The Merry Wives of Windsor by William Shakespeare

The Merry wives of Windsor is perhaps one of the only Shakespearean comedies where most of the characters are already married. The story centers around Sir John Falstaff, a knight who is everything but chivalrous. Not only is he a deceitful thief, but a liar and a scoundrel who hopes to woo married women out of their money. While the setting takes place mostly around the Garter Inn the plot centers on Falstaff trying to seduce Mrs. Ford and Mrs. page out of their husband money. Meanwhile the young Anne Page is busy choosing between three suitors.
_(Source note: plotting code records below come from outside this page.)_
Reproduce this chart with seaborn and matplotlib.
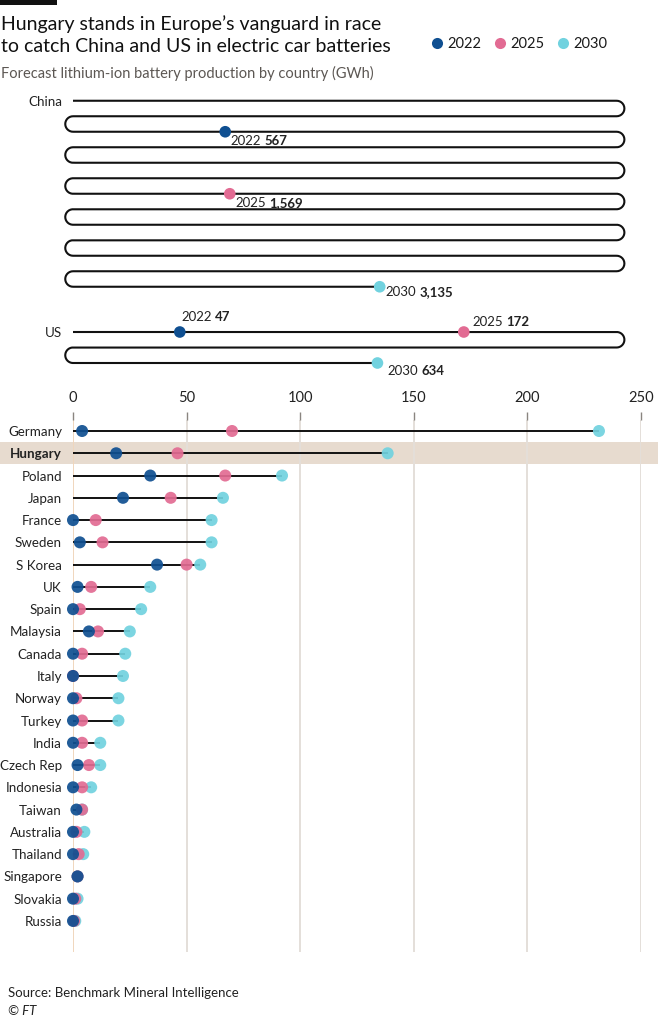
import numpy as np
import pandas as pd
import seaborn as sns
import matplotlib.pyplot as plt
from matplotlib.lines import Line2D
from matplotlib.patches import Rectangle
from matplotlib.transforms import blended_transform_factory

# ---- data (GWh) ----
years = ['2022', '2025', '2030']
colours = {'2022': '#0f4f91', '2025': '#e26b93', '2030': '#71d2df'}

china = [567, 1569, 3135]
us = [47, 172, 634]

countries = ['Germany', 'Hungary', 'Poland', 'Japan', 'France', 'Sweden', 'S Korea',
             'UK', 'Spain', 'Malaysia', 'Canada', 'Italy', 'Norway', 'Turkey', 'India',
             'Czech Rep', 'Indonesia', 'Taiwan', 'Australia', 'Thailand', 'Singapore',
             'Slovakia', 'Russia']
gwh_2022 = [4, 19, 34, 22, 0, 3, 37, 2, 0, 7, 0, 0, 0, 0, 0, 2, 0, 1.5, 0, 0, 2, 0, 0]
gwh_2025 = [70, 46, 67, 43, 10, 13, 50, 8, 3, 11, 4, 0, 1.5, 4, 4, 7, 4, 4, 1.5, 2.5, 2, 1, 0.5]
gwh_2030 = [231.5, 138.5, 92, 66, 61, 61, 56, 34, 30, 25, 23, 22, 20, 20, 12, 12, 8, 4, 5, 4.5, 2, 2, 1]

W, H = 658, 1025
XMAX = 250
PX_PER_GWH = 568 / XMAX


def fx(px):
    return px / W


def fy(py):
    return 1 - py / H


sns.set_theme(style='white')
plt.rcParams['font.family'] = ['Lato', 'DejaVu Sans']
plt.rcParams['text.color'] = '#1a1a1a'

fig = plt.figure(figsize=(W / 100, H / 100), dpi=100)
fig.patch.set_facecolor('white')

# ---- snake geometry: a value runs along a path that folds every 250 GWh ----
R = 7.75 / PX_PER_GWH          # turn radius in GWh units
STRAIGHT = XMAX - np.pi * R


def snake_xy(v):
    v = np.asarray(v, float)
    k = np.floor(v / XMAX)
    t = v - k * XMAX
    odd = (k % 2) == 1
    a = np.clip((t - STRAIGHT) / R, 0, np.pi)
    x_line = np.where(odd, STRAIGHT - t, t)
    x_turn = np.where(odd, -R * np.sin(a), STRAIGHT + R * np.sin(a))
    on_line = t <= STRAIGHT
    x = np.where(on_line, x_line, x_turn)
    y = np.where(on_line, k, k + 0.5 - 0.5 * np.cos(a))
    return x, y


def snake_panel(ax, vals, name, label_offsets):
    path = np.linspace(0, max(vals), 4000)
    px, py = snake_xy(path)
    ax.plot(px, py, color='#111111', lw=1.5, solid_capstyle='butt', zorder=1, clip_on=False)
    mx, my = snake_xy(vals)
    d = pd.DataFrame({'x': mx, 'y': my, 'year': years})
    sns.scatterplot(data=d, x='x', y='y', hue='year', palette=colours, s=70,
                    linewidth=0, legend=False, ax=ax, zorder=3, clip_on=False)
    for (x, y, yr, v), off in zip(zip(mx, my, years, vals), label_offsets):
        t1 = ax.annotate(yr, (x, y), xytext=off, textcoords='offset points',
                         fontsize=9.5, va='center', ha='left', color='#222222')
        ax.annotate(f'{v:,}', xy=(1, 0.5), xycoords=t1, xytext=(2.5, 0),
                    textcoords='offset points', va='center', ha='left',
                    fontsize=9.5, fontweight='bold', color='#222222')
    ax.set_xlim(0, XMAX)
    ax.set_yticks([0], [name])
    ax.set_xticks([])
    ax.tick_params(axis='y', length=0, pad=8, labelsize=9.6, labelcolor='#222222')
    ax.set_xlabel('')
    ax.set_ylabel('')
    sns.despine(ax=ax, left=True, bottom=True)
    ax.patch.set_alpha(0)


ax_cn = fig.add_axes([fx(73), fy(93 + 201.5), 568 / W, 201.5 / H])
ax_cn.set_ylim(12.5, -0.5)
snake_panel(ax_cn, china, 'China', [(4, -6.5), (4, -6.5), (4, -4)])

ax_us = fig.add_axes([fx(73), fy(324.25 + 46.5), 568 / W, 46.5 / H])
ax_us.set_ylim(2.5, -0.5)
snake_panel(ax_us, us, 'US', [(1, 11), (6, 7.5), (7, -6)])

# ---- main dumbbell chart ----
ax = fig.add_axes([fx(73), fy(952), 568 / W, (952 - 420) / H])
n = len(countries)
rows = np.arange(n)
ax.set_ylim((952 - 431) / 22.27, -11 / 22.27)
ax.set_xlim(0, XMAX)

ends = np.max([gwh_2022, gwh_2025, gwh_2030], axis=0)
ax.hlines(rows, 0, ends, color='#111111', lw=1.4, zorder=2)

long = pd.DataFrame({
    'country': countries * 3,
    'row': np.tile(rows, 3),
    'year': np.repeat(years[::-1], n),
    'gwh': gwh_2030 + gwh_2025 + gwh_2022,
})
sns.scatterplot(data=long, x='gwh', y='row', hue='year', palette=colours, s=75,
                linewidth=0, alpha=0.92, legend=False, ax=ax, zorder=3, clip_on=False)

ax.set_yticks(rows, countries)
for lab in ax.get_yticklabels():
    if lab.get_text() == 'Hungary':
        lab.set_fontweight('bold')
ax.tick_params(axis='y', length=0, pad=8, labelsize=9.6, labelcolor='#222222')

ax.xaxis.tick_top()
ax.set_xticks(range(0, XMAX + 1, 50))
ax.tick_params(axis='x', length=6, width=1, color='#8a8580', pad=5,
               labelsize=10.5, labelcolor='#222222')
ax.grid(axis='x', color='#e4dfd9', lw=1.4)
ax.grid(axis='y', visible=False)
ax.xaxis.get_gridlines()[0].set_color('#f0d6bd')
ax.set_axisbelow(True)
ax.set_xlabel('')
ax.set_ylabel('')
sns.despine(ax=ax, left=True, bottom=True, top=True, right=True)

# highlight band for Hungary across the full width
band = Rectangle((0, 0.5), 1, 1, transform=blended_transform_factory(fig.transFigure, ax.transData),
                 facecolor='#e7dbcf', edgecolor='none', zorder=0.3, clip_on=False)
ax.add_patch(band)

# ---- titles, legend, source ----
fig.patches.append(Rectangle((0, fy(4.5)), fx(57), 4.5 / H, transform=fig.transFigure,
                             facecolor='#111111', edgecolor='none'))
fig.text(fx(1), fy(35), 'Hungary stands in Europe\u2019s vanguard in race\nto catch China and US in electric car batteries',
         fontsize=14, va='center', ha='left', linespacing=1.3, color='#111111')
fig.text(fx(1), fy(73), 'Forecast lithium-ion battery production by country (GWh)',
         fontsize=10.5, va='center', ha='left', color='#5c5753')

handles = [Line2D([], [], marker='o', ls='', markersize=8, markerfacecolor=colours[y],
                  markeredgewidth=0) for y in years]
fig.legend(handles, years, loc='center left', bbox_to_anchor=(fx(428), fy(44)), ncol=3,
           frameon=False, handletextpad=0.1, columnspacing=0.7, handlelength=1.2,
           fontsize=10.5, borderaxespad=0, borderpad=0)

fig.text(fx(8), fy(993), 'Source: Benchmark Mineral Intelligence', fontsize=9.5,
         va='center', ha='left', color='#222222')
fig.text(fx(8), fy(1011), '\u00a9 FT', fontsize=9.5, va='center', ha='left',
         color='#222222', style='italic')

fig.savefig('out.png', dpi=100)
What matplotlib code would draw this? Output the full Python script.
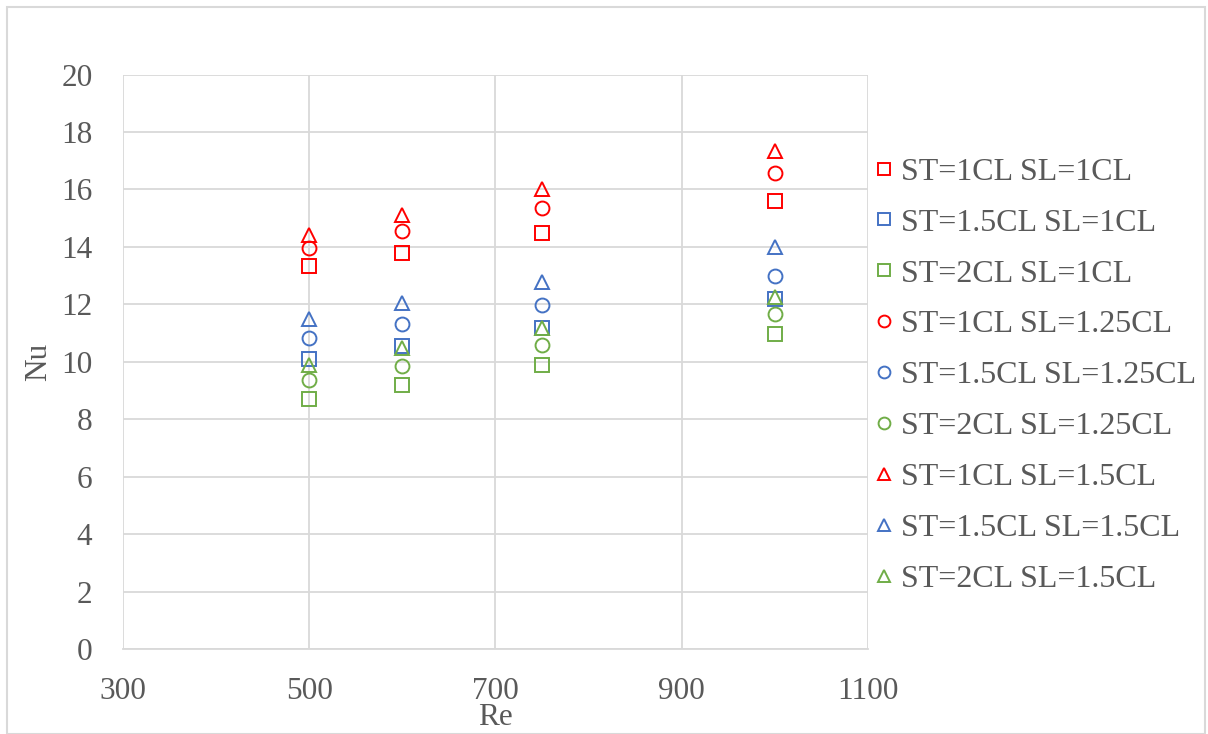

When Falstaff sends identical letters to both Mrs. Page and Mrs. Ford the two friends quickly realize that they are being played. However, these quick thinking women do not hesitate to play the player and devise a scheme to teach Falstaff a lesson. Mrs. Ford agrees to lead him on as far as she can without compromising her marriage, so she sends a letter back to Falstaff agreeing to meet him at her house while her husband is away. When this meeting takes place Mrs. page is present and Mr. Ford, getting a sense that something is going on is suspicious, shows up at the house. Still trying to fulfill their plan of humiliating Falstaff the women tell him to hide in the dirty laundry and he is taken and found into the river. Mr. Ford believing that his wife is cheating on him confronts Falstaff under the assumed name of Brooke, and tries to convince Falstaff that he once tried to woo Mrs. Ford however she is honest and virtuous. Falstaff then tells Mr. Ford how he was just at the house and has an invitation to again go back that very night. When he goes back to the house this time the women dress him up like Mr. Ford’s fat aunt whom he hates. Then when Mr. Ford comes he beats the aunt away not realizing it is actually Falstaff. The women then explain all that has happened and Mr. Ford decides to join in on the humiliation and apologizes for not trusting his wife. The three plan to lure Falstaff into the woods the next night using their children as ghosts and goblins to scare him into thinking it is haunted.

Meanwhile Anne’s parents are fighting over who she should choose as a suitor. She has three viable options Slender, Caius, or Fenton; however her parents are fighting over which one she should choose. Back at the Inn the men all receive letters presumably from Anne stating that her parents are using the chaos of Falstaff’s humiliation for her suitors to elope with her. Each letter instructs the suitor that she will wear a specific outfit so that they may find her, whoever finds her first will marry her that night.

Meanwhile back in the woods the plan to humiliate Falstaff goes accordingly. However, soon after we learn that Master slender and Caius have married boys wearing Anne’s clothes, moreover it is learned that Anne has married Fenton, her true love. In the end it is supposed that Falstaff is not as nearly humiliated as Slender and Caius.